__WORK REQUIRED__: Each line in the material below, starting at the one with "Rebuild this chart" and ending at the one with "const seriesNames = ['Kauhava", is to be reproduced exactly; no picture is to be copied.

__DATA TO USE__:
::::::::::

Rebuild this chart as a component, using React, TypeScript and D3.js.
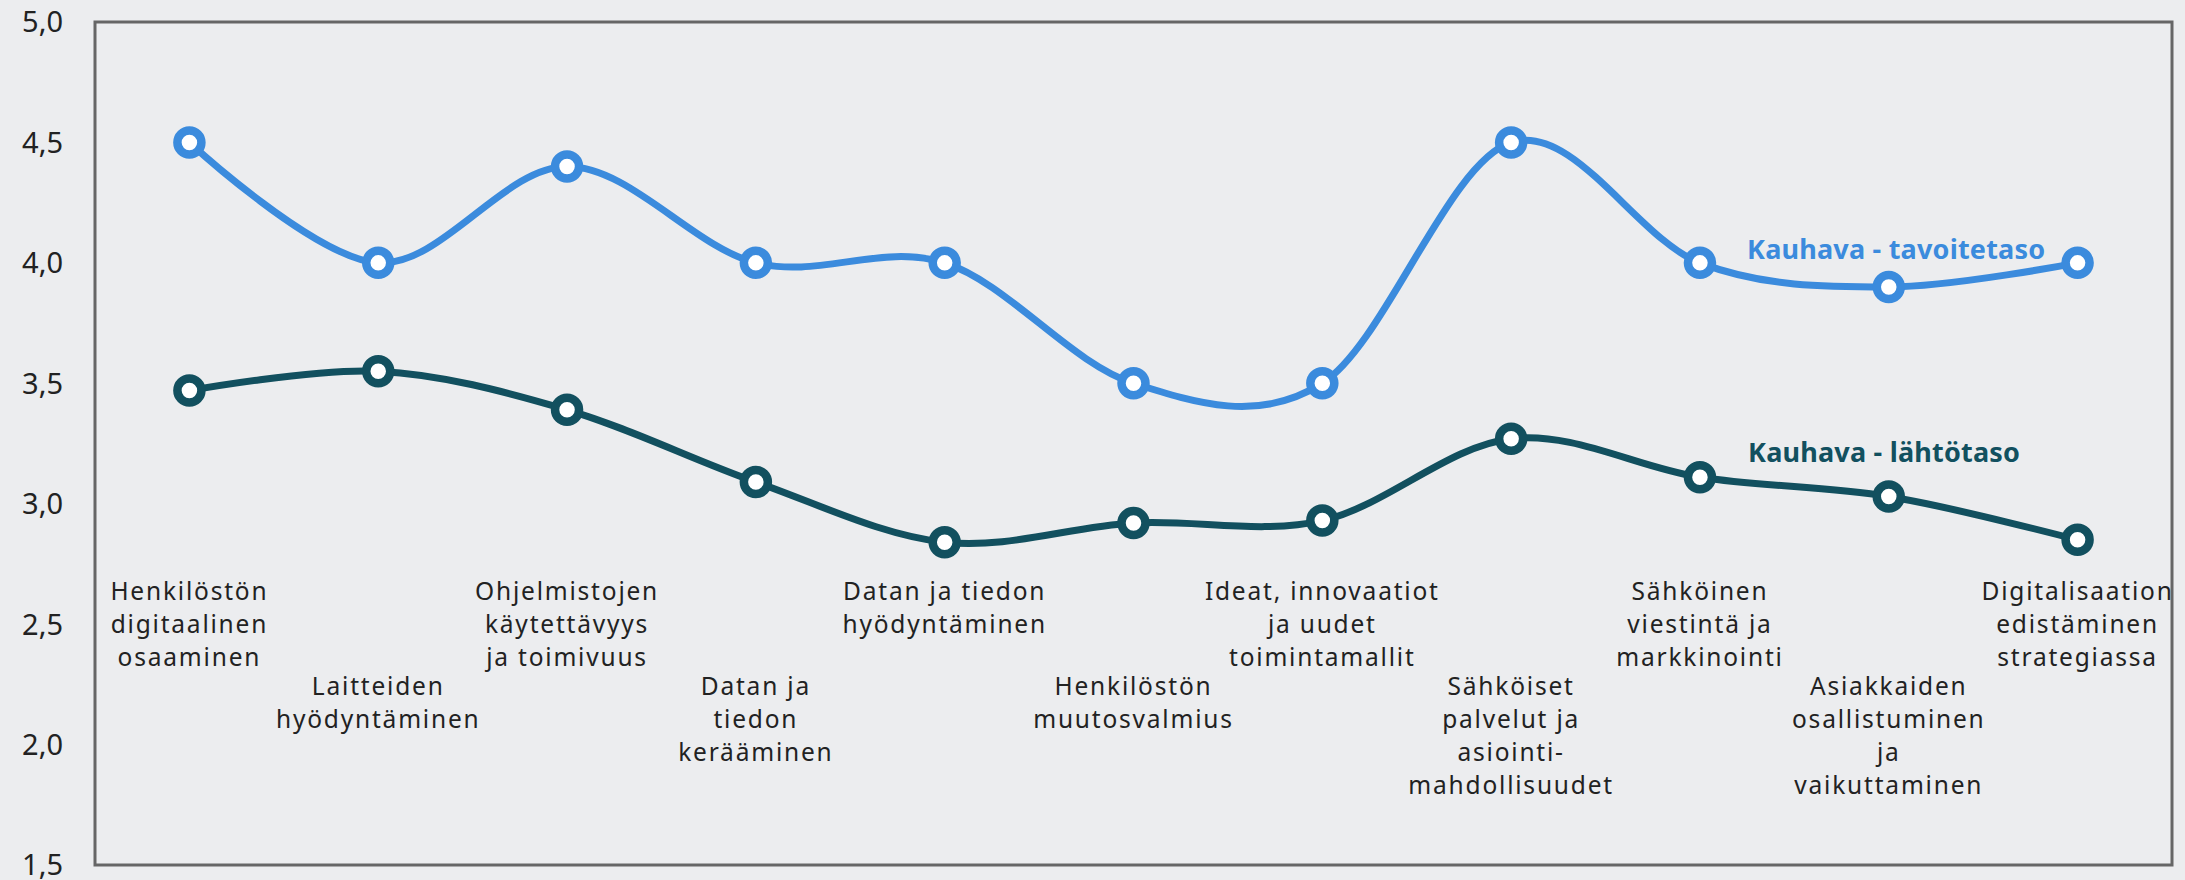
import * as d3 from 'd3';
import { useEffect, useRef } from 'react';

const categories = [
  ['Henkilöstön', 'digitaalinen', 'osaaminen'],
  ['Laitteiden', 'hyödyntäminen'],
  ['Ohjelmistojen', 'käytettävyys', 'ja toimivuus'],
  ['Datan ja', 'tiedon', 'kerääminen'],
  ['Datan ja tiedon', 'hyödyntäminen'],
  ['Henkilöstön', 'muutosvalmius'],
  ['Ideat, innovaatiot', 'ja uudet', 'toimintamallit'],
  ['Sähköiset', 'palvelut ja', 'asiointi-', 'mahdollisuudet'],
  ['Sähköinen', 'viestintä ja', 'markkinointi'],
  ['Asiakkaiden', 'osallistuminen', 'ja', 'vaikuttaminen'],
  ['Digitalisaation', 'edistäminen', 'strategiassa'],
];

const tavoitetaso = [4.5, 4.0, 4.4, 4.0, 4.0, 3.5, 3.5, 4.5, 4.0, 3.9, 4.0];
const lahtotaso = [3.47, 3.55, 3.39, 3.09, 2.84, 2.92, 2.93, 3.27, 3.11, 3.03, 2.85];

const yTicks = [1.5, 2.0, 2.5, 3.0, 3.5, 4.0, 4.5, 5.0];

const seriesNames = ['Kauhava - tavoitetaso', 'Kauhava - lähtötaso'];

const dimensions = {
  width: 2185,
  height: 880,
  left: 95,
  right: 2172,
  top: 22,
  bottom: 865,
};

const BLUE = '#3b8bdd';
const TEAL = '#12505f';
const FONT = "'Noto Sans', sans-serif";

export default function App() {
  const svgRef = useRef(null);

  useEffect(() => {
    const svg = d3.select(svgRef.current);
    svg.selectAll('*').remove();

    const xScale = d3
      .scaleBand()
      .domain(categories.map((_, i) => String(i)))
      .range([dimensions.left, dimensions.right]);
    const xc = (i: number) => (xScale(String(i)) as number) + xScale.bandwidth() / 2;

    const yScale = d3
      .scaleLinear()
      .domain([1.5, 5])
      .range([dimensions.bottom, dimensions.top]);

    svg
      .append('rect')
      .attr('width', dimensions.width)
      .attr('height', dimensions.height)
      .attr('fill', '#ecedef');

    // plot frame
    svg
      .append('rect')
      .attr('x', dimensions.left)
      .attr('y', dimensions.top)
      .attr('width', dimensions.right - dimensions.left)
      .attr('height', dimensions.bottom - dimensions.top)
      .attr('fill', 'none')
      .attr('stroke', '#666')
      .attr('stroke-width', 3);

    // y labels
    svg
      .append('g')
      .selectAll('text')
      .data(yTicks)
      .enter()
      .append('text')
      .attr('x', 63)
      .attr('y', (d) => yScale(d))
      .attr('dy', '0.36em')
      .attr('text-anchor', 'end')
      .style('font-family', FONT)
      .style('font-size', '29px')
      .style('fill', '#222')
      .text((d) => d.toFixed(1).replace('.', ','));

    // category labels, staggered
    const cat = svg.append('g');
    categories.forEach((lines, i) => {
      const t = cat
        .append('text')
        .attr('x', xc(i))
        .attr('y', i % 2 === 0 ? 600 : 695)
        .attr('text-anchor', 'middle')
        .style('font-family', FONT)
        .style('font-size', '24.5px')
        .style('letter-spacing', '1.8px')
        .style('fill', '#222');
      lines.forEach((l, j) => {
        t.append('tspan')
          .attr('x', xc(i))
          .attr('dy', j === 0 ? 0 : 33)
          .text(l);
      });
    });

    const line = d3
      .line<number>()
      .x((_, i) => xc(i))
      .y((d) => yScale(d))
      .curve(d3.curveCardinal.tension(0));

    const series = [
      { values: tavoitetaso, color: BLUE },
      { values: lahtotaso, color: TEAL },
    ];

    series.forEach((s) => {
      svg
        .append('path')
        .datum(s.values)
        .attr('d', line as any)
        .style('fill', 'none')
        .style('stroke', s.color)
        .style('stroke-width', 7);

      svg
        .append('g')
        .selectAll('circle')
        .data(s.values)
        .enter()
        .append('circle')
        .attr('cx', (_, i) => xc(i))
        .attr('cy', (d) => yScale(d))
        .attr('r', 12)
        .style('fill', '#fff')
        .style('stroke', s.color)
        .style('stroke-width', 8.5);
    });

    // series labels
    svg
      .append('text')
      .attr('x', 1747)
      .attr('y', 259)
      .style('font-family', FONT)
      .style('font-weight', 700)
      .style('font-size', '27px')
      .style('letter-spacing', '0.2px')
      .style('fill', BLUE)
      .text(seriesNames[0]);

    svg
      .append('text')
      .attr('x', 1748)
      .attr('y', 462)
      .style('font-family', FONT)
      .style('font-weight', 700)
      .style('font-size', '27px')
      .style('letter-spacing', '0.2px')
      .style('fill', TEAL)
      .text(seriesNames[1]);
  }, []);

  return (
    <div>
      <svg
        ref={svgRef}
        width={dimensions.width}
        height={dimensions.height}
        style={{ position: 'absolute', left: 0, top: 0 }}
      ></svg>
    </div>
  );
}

::::::::::

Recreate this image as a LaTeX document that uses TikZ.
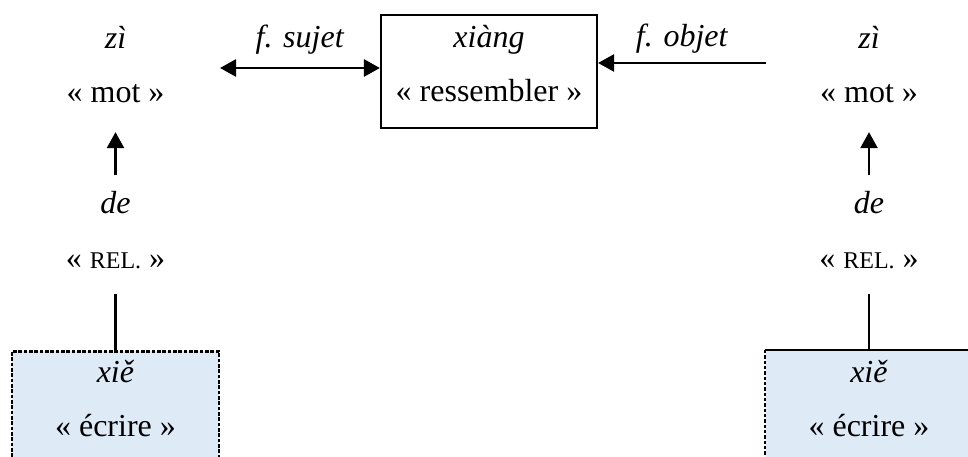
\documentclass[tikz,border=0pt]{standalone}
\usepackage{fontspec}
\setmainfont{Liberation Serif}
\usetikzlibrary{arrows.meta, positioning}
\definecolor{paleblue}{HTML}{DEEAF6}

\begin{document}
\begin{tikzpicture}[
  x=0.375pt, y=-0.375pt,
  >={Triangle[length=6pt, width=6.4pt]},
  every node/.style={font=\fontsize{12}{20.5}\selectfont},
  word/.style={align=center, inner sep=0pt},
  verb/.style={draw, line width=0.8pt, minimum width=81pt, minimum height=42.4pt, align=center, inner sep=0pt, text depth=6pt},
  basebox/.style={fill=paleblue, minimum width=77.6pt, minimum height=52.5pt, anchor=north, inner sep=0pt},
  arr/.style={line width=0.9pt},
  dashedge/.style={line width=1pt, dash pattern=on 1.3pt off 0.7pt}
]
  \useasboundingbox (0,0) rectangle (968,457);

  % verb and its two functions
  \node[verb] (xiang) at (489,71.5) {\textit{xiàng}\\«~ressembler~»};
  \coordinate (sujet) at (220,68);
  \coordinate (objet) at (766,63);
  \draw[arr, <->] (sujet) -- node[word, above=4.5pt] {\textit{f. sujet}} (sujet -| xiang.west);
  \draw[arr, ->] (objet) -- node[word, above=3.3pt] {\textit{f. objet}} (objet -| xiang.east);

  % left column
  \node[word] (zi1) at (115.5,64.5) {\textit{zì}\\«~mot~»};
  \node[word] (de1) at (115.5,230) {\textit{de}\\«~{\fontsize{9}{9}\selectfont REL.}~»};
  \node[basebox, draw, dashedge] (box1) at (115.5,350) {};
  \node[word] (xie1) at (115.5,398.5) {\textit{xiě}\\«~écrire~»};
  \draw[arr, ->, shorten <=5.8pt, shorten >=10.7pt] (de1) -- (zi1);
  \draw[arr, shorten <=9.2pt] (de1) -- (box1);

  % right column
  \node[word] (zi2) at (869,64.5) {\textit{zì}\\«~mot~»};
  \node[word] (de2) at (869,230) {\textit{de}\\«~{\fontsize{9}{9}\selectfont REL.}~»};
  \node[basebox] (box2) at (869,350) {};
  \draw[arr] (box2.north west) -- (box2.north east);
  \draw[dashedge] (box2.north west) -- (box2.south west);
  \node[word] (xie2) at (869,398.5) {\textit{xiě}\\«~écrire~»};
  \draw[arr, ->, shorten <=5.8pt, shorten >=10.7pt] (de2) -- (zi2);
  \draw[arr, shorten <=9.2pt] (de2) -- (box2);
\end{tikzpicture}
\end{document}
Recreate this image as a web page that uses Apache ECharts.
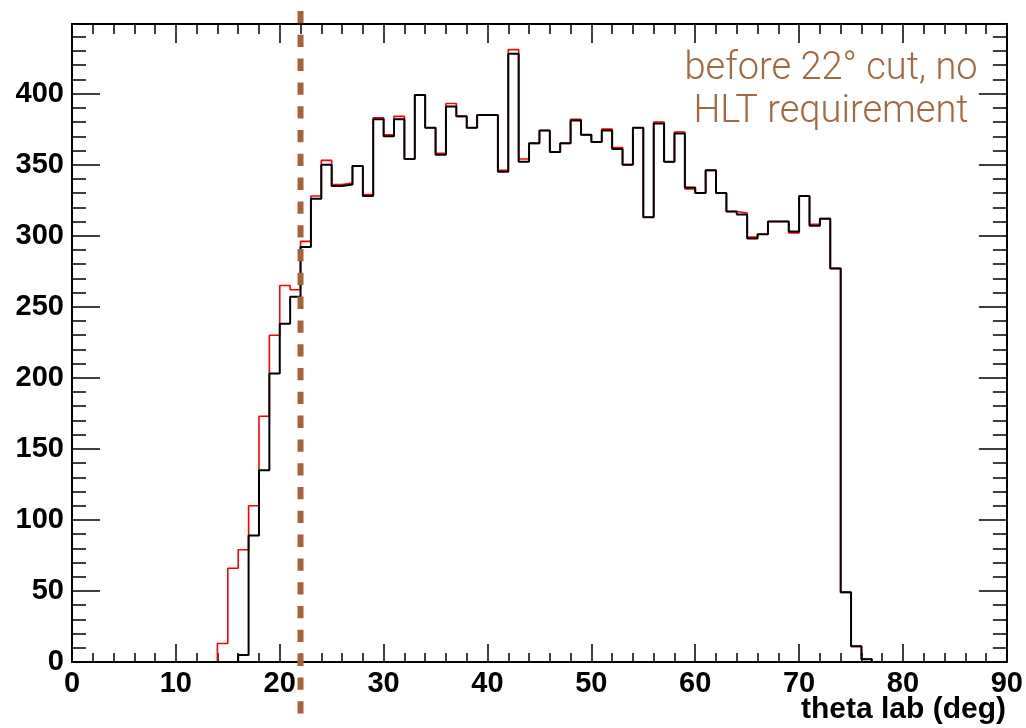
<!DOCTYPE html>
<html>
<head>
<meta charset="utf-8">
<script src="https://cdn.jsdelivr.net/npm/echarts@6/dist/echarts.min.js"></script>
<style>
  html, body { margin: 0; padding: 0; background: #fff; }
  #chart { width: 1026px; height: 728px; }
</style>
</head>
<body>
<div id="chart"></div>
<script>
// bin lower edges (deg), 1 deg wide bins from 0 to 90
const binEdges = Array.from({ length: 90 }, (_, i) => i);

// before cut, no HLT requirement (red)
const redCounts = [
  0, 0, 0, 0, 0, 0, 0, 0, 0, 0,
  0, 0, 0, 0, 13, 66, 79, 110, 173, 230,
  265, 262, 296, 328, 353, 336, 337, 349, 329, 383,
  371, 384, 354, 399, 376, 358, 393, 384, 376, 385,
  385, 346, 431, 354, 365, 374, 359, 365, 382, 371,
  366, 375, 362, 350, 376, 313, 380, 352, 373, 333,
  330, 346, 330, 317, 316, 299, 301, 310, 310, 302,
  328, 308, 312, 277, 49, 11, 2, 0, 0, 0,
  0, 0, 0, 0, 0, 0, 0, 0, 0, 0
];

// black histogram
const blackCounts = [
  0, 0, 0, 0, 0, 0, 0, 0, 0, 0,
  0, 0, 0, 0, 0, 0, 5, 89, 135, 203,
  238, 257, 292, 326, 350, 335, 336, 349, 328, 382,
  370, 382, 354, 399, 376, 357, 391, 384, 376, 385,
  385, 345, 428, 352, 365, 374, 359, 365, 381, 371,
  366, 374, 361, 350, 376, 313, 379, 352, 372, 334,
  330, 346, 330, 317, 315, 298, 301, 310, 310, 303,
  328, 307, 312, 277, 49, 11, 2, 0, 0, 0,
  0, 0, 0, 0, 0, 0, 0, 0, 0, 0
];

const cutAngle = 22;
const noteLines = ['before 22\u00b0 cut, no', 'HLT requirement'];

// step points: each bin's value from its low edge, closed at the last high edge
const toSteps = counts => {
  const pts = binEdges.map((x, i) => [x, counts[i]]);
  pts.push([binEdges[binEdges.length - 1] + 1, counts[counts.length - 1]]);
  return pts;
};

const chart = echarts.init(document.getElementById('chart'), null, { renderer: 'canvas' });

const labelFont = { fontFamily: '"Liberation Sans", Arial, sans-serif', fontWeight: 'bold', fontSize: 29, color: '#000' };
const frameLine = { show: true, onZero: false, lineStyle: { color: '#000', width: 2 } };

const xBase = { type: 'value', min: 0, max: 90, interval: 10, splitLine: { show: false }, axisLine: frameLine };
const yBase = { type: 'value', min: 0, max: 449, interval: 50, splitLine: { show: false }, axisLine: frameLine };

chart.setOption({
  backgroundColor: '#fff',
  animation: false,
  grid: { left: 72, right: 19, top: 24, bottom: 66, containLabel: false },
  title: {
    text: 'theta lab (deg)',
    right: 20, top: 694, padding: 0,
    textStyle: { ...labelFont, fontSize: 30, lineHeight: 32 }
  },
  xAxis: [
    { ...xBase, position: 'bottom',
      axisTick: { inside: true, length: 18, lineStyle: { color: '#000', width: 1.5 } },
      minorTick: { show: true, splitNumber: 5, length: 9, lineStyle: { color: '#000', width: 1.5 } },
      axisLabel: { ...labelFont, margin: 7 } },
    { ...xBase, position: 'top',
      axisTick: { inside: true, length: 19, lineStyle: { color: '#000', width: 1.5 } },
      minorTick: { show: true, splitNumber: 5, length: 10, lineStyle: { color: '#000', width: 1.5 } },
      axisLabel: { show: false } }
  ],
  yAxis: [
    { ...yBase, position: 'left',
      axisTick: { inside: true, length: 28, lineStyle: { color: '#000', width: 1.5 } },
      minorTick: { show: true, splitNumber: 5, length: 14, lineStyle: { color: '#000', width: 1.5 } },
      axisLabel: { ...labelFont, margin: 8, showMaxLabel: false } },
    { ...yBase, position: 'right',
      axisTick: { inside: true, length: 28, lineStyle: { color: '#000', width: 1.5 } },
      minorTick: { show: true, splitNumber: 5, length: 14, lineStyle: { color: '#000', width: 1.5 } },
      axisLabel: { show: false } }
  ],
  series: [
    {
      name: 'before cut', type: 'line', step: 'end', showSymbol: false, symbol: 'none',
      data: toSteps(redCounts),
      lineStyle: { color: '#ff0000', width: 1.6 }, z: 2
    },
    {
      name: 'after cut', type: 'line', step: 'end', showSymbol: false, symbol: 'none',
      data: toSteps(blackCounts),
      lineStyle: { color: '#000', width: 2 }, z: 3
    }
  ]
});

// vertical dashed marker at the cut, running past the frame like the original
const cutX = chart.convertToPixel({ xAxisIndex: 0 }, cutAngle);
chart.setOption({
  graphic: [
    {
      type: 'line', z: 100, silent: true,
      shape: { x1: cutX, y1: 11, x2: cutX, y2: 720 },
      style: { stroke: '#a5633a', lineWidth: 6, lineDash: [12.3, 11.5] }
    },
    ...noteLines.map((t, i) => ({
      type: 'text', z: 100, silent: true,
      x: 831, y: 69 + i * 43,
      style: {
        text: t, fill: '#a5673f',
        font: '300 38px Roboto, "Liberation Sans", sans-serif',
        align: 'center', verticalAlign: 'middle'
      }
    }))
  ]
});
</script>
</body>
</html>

::::::::::

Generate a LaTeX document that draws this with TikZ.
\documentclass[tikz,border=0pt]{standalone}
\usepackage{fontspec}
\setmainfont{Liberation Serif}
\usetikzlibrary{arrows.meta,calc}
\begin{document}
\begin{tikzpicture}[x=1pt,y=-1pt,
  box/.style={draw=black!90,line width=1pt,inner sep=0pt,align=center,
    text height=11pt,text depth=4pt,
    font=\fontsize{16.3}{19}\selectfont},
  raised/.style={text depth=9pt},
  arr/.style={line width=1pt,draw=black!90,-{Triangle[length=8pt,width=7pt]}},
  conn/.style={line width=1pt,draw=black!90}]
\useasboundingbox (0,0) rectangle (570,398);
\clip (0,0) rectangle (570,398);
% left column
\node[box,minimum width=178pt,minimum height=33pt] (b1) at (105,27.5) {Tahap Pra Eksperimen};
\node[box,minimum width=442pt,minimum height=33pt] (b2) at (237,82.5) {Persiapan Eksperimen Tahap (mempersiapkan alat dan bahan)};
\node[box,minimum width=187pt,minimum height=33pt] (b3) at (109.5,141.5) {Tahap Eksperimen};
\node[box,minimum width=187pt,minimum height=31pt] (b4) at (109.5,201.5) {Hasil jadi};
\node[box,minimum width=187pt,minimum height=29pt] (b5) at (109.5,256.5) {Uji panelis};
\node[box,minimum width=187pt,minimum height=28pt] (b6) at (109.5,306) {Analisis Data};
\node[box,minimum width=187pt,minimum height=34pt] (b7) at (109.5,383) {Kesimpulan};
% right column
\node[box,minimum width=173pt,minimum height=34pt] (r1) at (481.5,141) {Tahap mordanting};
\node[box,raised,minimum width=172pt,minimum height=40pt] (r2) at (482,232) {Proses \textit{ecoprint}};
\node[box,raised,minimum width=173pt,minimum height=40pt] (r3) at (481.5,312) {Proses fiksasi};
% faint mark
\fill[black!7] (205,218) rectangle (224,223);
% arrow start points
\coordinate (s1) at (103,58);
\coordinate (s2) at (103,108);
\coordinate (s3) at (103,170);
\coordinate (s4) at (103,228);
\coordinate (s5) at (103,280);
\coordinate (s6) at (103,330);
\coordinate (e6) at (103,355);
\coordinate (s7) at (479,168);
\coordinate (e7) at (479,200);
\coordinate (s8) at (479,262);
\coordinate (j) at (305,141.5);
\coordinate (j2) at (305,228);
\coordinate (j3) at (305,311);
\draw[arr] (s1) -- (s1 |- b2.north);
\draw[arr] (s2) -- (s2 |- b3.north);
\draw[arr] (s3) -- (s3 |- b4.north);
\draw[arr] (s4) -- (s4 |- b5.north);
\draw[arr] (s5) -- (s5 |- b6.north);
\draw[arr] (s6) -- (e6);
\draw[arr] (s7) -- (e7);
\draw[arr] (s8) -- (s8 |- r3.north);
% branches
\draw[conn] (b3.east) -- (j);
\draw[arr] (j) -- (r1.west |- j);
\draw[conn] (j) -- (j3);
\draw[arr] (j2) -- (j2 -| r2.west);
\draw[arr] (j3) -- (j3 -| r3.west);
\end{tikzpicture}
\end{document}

::::::::::

__WRITTEN RESPONSE__:
Rebuild this chart as a component, using React, TypeScript and D3.js.
import * as d3 from 'd3';
import { useEffect, useRef } from 'react';

const categories = [
  ['Henkilöstön', 'digitaalinen', 'osaaminen'],
  ['Laitteiden', 'hyödyntäminen'],
  ['Ohjelmistojen', 'käytettävyys', 'ja toimivuus'],
  ['Datan ja', 'tiedon', 'kerääminen'],
  ['Datan ja tiedon', 'hyödyntäminen'],
  ['Henkilöstön', 'muutosvalmius'],
  ['Ideat, innovaatiot', 'ja uudet', 'toimintamallit'],
  ['Sähköiset', 'palvelut ja', 'asiointi-', 'mahdollisuudet'],
  ['Sähköinen', 'viestintä ja', 'markkinointi'],
  ['Asiakkaiden', 'osallistuminen', 'ja', 'vaikuttaminen'],
  ['Digitalisaation', 'edistäminen', 'strategiassa'],
];

const tavoitetaso = [4.5, 4.0, 4.4, 4.0, 4.0, 3.5, 3.5, 4.5, 4.0, 3.9, 4.0];
const lahtotaso = [3.47, 3.55, 3.39, 3.09, 2.84, 2.92, 2.93, 3.27, 3.11, 3.03, 2.85];

const yTicks = [1.5, 2.0, 2.5, 3.0, 3.5, 4.0, 4.5, 5.0];

const seriesNames = ['Kauhava - tavoitetaso', 'Kauhava - lähtötaso'];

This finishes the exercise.